One op-driven sub-ticket emitted an unreachable guard. The body short-circuit op enumerates each return-terminated branch independently and places a guard per branch. In one case (the implicit demo-mode branch inside one of the dispatch function’s default flows), an earlier branch’s guard already short-circuits before the demo-mode block is reached, so the demo-mode block’s guard is dead code at runtime. The driver’s algorithm is structurally correct (each branch is independently guarded against its first side-effecting call) but it produces a redundant emission that a pass detecting guards made unreachable by earlier guards in the same function would catch. That work is also filed but not done. It is harmless today because the redundant guard’s return value is structurally identical to its dominator’s. It becomes a correctness concern if that return derivation ever goes per-branch rather than per-function.

The pipeline is still R&D. It runs against a ~100k line TypeScript monorepo under Docker with Tree-Sitter and a language server. The trajectory is real but the claim is bounded: one ticket shape, on one project, with the Coder degenerate. Not “the Coder is obsolete.”

What this run is evidence of

The pattern is the relevant claim, not the per-ticket result. Each previous run paid an LLM cost on some behavioural shape and filed an entry in the architecture-gaps document to remove that cost. Each fix removed a class of LLM-authored fallback rather than tuning a prompt rule. The fixes compound, because once a behavioural shape is structuralised it stays structuralised. The result is a slow drift of the structural floor underneath the Coder upward, and the Coder’s responsibilities downward.

That is the same pattern the four-eras post was tracing. The difference is that the four-eras post described it at the level of the Test Writer, Test Updater, and a few of the larger structural ops. This post describes the same pattern reaching the Coder itself, on one ticket shape.
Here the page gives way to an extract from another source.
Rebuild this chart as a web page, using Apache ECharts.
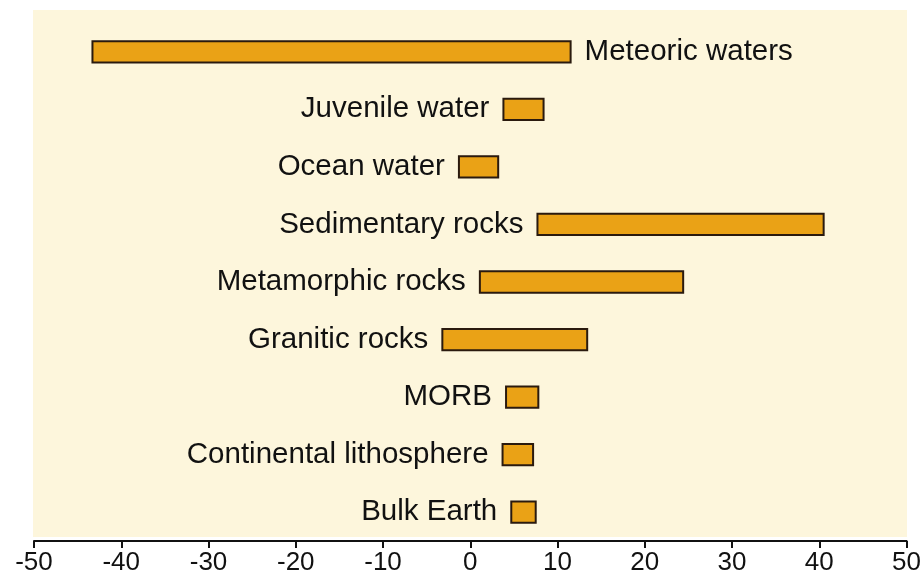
<!DOCTYPE html>
<html>
<head>
<meta charset="utf-8">
<script src="https://cdn.jsdelivr.net/npm/echarts@6/dist/echarts.min.js"></script>
<style>html,body{margin:0;padding:0;background:#fff}#c{width:924px;height:580px}</style>
</head>
<body>
<div id="c"></div>
<script>
var categories = ['Meteoric waters','Juvenile water','Ocean water','Sedimentary rocks','Metamorphic rocks','Granitic rocks','MORB','Continental lithosphere','Bulk Earth'];
var lows  = [-43.3, 3.8, -1.3, 7.7, 1.1, -3.2, 4.1, 3.7, 4.7];
var highs = [11.5, 8.4, 3.2, 40.5, 24.4, 13.4, 7.8, 7.2, 7.5];
var xTicks = [-50,-40,-30,-20,-10,0,10,20,30,40,50];

var chart = echarts.init(document.getElementById('c'), null, {renderer:'canvas'});
var data = categories.map(function(c,i){ return [lows[i], highs[i], i]; });
chart.setOption({
  backgroundColor: '#ffffff',
  animation: false,
  graphic: [{type:'rect', z:-10, silent:true, shape:{x:33,y:10,width:874,height:527}, style:{fill:'#fdf6dc'}}],
  grid: {left:34, right:17, top:23, bottom:39},
  xAxis: {
    type:'value', min:-50, max:50, interval:10,
    axisLine:{show:true, lineStyle:{color:'#111', width:2}},
    axisTick:{show:true, length:7, lineStyle:{color:'#111', width:2}},
    splitLine:{show:false},
    axisLabel:{color:'#111', fontSize:26, fontFamily:'Liberation Sans, Arial', margin:9,
      formatter:function(v){ return xTicks.indexOf(v)>=0 ? String(v) : ''; }}
  },
  yAxis: {type:'category', data:categories, inverse:true, show:false},
  series: [{
    type:'custom',
    data:data,
    encode:{x:[0,1], y:2},
    renderItem:function(params, api){
      var i = api.value(2);
      var s = api.coord([api.value(0), i]);
      var e = api.coord([api.value(1), i]);
      var h = api.size([0,1])[1]*0.37;
      var right = (i === 0);
      return {type:'group', children:[
        {type:'rect', shape:{x:s[0], y:s[1]-h/2, width:e[0]-s[0], height:h},
         style:{fill:'#eaa216', stroke:'#2a1a0e', lineWidth:2}},
        {type:'text', style:{text:categories[i], x: right ? e[0]+14 : s[0]-14, y:s[1],
          align: right ? 'left' : 'right', verticalAlign:'middle',
          fill:'#111', fontSize:29.5, fontFamily:'Liberation Sans, Arial'}}
      ]};
    }
  }]
});
</script>
</body>
</html>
The architecture-gaps document still has open entries. Two of them are quality follow-ups filed during this round: dominator pruning for redundant short-circuit guards, and scenario dedup upstream of the deterministic materializer. Neither blocks today’s tickets; each has a concrete fix shape captured. The pattern of “the structural floor rises, the Coder’s responsibilities shrink, the cost per ticket drops” will continue as those entries are landed. Both closed two days later, along with two structural refinements to the grounding chat, covered in the follow-up post.

What today’s run proves is that the floor has reached, at least for one ticket shape, the point where the LLM’s role is fully intent-level and the implementation falls out of structurally-derived data.

The cost per ticket of this shape is now bounded by the verification reviewers, not the authoring stages.

The pattern only generalises if subsequent ticket shapes follow the same trajectory. The trajectory exists and has converged at least once. That was not true a week ago.

The pipeline runs against a real ~100k line TypeScript monorepo under Docker with Tree-Sitter, a language server, and Vitest. Still R&D.